By diverting money into projects of this nature the UK Government is failing to put sufficient emphasis on developing the sorts of technologies that will make a big difference, most notably tidal energy. We in Wales can produce all the electricity we need from renewable sources, but the Assembly can't develop it on any scale because it is not a devolved matter. Instead we are locked into an agenda that suits England's energy needs rather than our own.

2 comments:

Anonymous said...

Don't be too hard on them. It is only a test. If it works they can scale it up.

MH said...

Yes, it's only a test. But that was my point: that we're still nowhere near able to talk about using this sort of capture at a large enough scale to make any real difference.

The technology of the process is fine. Although the story doesn't give details, I'd guess it's by a cycle of chemical absorption in one chamber, with the CO2 released in another chamber by heating the mixture up. It then has to be cooled before it can do the cycle over again. The CO2 also has to be cooled or compressed to make it transportable. It takes energy to do this.

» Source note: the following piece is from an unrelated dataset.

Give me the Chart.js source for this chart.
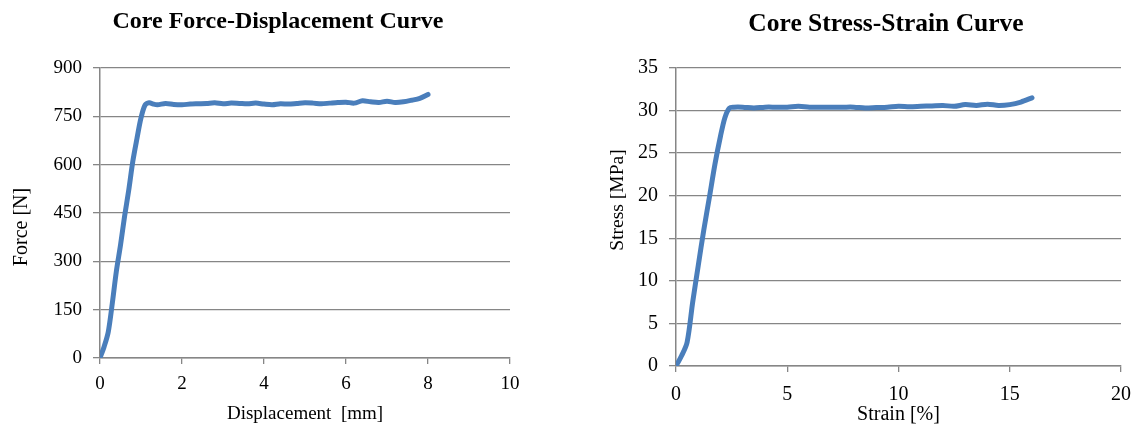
<!DOCTYPE html>
<html><head><meta charset="utf-8">
<script src="https://cdn.jsdelivr.net/npm/chart.js@4/dist/chart.umd.min.js"></script>
<style>
html,body{margin:0;padding:0;background:#fff;width:1133px;height:425px;overflow:hidden}
.box{position:absolute;top:0;height:425px}
</style></head><body>
<div class="box" style="left:0;width:566px"><canvas id="c1"></canvas></div>
<div class="box" style="left:590px;width:560px"><canvas id="c2"></canvas></div>
<script>
const displacement = [0,0.1,0.2,0.3,0.4,0.5,0.6,0.7,0.8,0.9,1.0,1.1,1.2,1.3,1.4,1.6,1.8,2.0,2.2,2.4,2.6,2.8,3.0,3.2,3.4,3.6,3.8,4.0,4.2,4.4,4.6,4.8,5.0,5.2,5.4,5.6,5.8,6.0,6.2,6.4,6.6,6.8,7.0,7.2,7.4,7.6,7.8,8.0];
const force = [0,35,80,170,270,350,440,520,610,680,745,785,792,788,786,790,787,786,788,789,790,792,789,791,790,789,791,788,786,789,788,790,792,791,789,791,793,794,791,798,795,793,797,793,795,800,806,818];
const strain = [0,0.25,0.5,0.75,1.0,1.25,1.5,1.75,2.0,2.2,2.4,2.6,3,3.5,4,4.5,5,5.5,6,6.5,7,7.5,8,8.5,9,9.5,10,10.5,11,11.5,12,12.5,13,13.5,14,14.5,15,15.5,16];
const stress = [0,1.2,2.8,7.5,11.8,16,19.8,23.7,27,29.2,30.3,30.4,30.4,30.3,30.4,30.4,30.4,30.5,30.4,30.4,30.4,30.4,30.4,30.3,30.35,30.4,30.5,30.45,30.5,30.55,30.6,30.5,30.7,30.6,30.75,30.6,30.7,31.0,31.5];
const forceTicks = [0,150,300,450,600,750,900];
const dispTicks = [0,2,4,6,8,10];
const stressTicks = [0,5,10,15,20,25,30,35];
const strainTicks = [0,5,10,15,20];

const FONT = "'Liberation Serif','Times New Roman',serif";
const GRID = '#868686';
const LINE = '#4a7ebb';

function textPlugin(o){
  return {id:'customText', afterDraw(chart){
    const ctx = chart.ctx; ctx.save();
    ctx.fillStyle = '#000'; ctx.textAlign = 'center'; ctx.textBaseline = 'middle';
    ctx.font = "bold " + o.titleSize + "px " + FONT;
    ctx.fillText(o.title, o.tx, o.ty);
    ctx.translate(o.yx, o.yy); ctx.rotate(-Math.PI/2);
    ctx.font = o.yTitleSize + "px " + FONT;
    ctx.fillText(o.yTitle, 0, 0);
    ctx.restore();
  }};
}

function makeChart(id, xs, ys, xTicks, yTicks, xTitle, opts){
  const data = xs.map((x,i)=>({x:x, y:ys[i]}));
  return new Chart(document.getElementById(id), {
    type:'line',
    data:{datasets:[{data:data, borderColor:LINE, borderWidth:5, pointRadius:0, tension:0.3,
      borderCapStyle:'round', borderJoinStyle:'round', fill:false}]},
    options:{
      responsive:true, maintainAspectRatio:false, animation:false,
      layout:{padding:{top:opts.top, right:opts.right, left:0, bottom:0}},
      plugins:{legend:{display:false}, tooltip:{enabled:false}, title:{display:false}},
      scales:{
        x:{type:'linear', min:xTicks[0], max:xTicks[xTicks.length-1],
          afterBuildTicks(s){ s.ticks = xTicks.map(v=>({value:v})); },
          afterFit(s){ s.height = opts.xh; },
          grid:{drawOnChartArea:false, drawTicks:true, tickLength:6, color:GRID, lineWidth:1.3},
          border:{color:GRID, width:1.5},
          ticks:{font:{family:FONT, size:opts.tickSize}, color:'#000', padding:opts.xpad, maxRotation:0},
          title:{display:true, text:xTitle, font:{family:FONT, size:opts.xTitleSize}, color:'#000', padding:{top:opts.xtpad, bottom:opts.xtbot}}
        },
        y:{type:'linear', min:yTicks[0], max:yTicks[yTicks.length-1],
          afterBuildTicks(s){ s.ticks = yTicks.map(v=>({value:v})); },
          afterFit(s){ s.width = opts.yw; },
          grid:{drawOnChartArea:true, drawTicks:true, tickLength:7, color:GRID, lineWidth:1.3},
          border:{color:GRID, width:1.5},
          ticks:{font:{family:FONT, size:opts.tickSize}, color:'#000', padding:11},
          title:{display:false}
        }
      }
    },
    plugins:[textPlugin(opts)]
  });
}

makeChart('c1', displacement, force, dispTicks, forceTicks, 'Displacement  [mm]',
  {top:68, right:56, xh:67, yw:100, tickSize:19, xTitleSize:19, xpad:9, xtpad:3, xtbot:0,
   title:'Core Force-Displacement Curve', titleSize:24, tx:278, ty:22,
   yTitle:'Force [N]', yTitleSize:20, yx:22, yy:227});
makeChart('c2', strain, stress, strainTicks, stressTicks, 'Strain [%]',
  {top:68, right:29, xh:59, yw:86, tickSize:20, xTitleSize:20, xpad:11, xtpad:0, xtbot:-2,
   title:'Core Stress-Strain Curve', titleSize:25.5, tx:296, ty:24,
   yTitle:'Stress [MPa]', yTitleSize:19.5, yx:28, yy:200});
</script>
</body></html>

This test plant uses 3MW of energy to capture 0.25% of the CO2. If that process were scaled up, it would take 400 times the energy to capture all the CO2, some 1,200 MW. The total output of the plant is only about 1,400MW. It would take 86% of the energy Aberthaw produces!

Now of course there would be economies of scale which would make everything more efficient, but how much more efficient? It is not doing it that's the problem, but doing it efficiently.